How Fast Does a Stapling Gun's Ram Move at Impact?

[Cluless]

Homework Statement

A heavy-duty stapling gun uses a 0.151-kg metal rod that rams against the staple to eject it. The rod is pushed by a stiff spring called a "ram spring" (k = 35007 N/m). The mass of this spring may be ignored. Squeezing the handle of the gun first compresses the ram spring by 3.9 multiplied by 10-2m from its unstrained length and then releases it.

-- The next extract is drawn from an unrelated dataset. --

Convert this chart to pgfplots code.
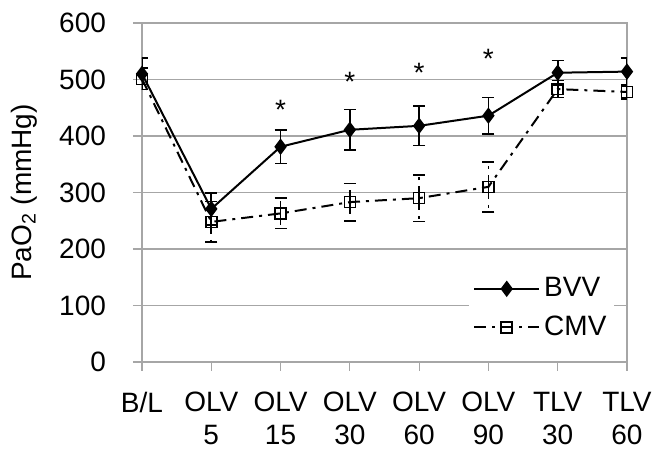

Assuming that the ram spring is oriented vertically and is still compressed by 1.0 multiplied by 10-2m when the downward-moving ram hits the staple, find the speed of the ram at the instant of contact.

Homework Equations

U=(1/2)kx^2
(1/2)kx^2=(1/2)mv^2

The Attempt at a Solution

I have no idea what to do. My answer was 13.96 m/s but it was wrong.

 

[Delphi51]

I don't get 13.96. (1/2)kx^2=(1/2)mv^2 is not quite right because the spring still has some energy left (x = .01) when it hits.

 

[badphysicist]

Conservation of energy. U_0 + KE_0 = U_f + KE_f. Think about each of these terms and what their values are initially and finally for this situation.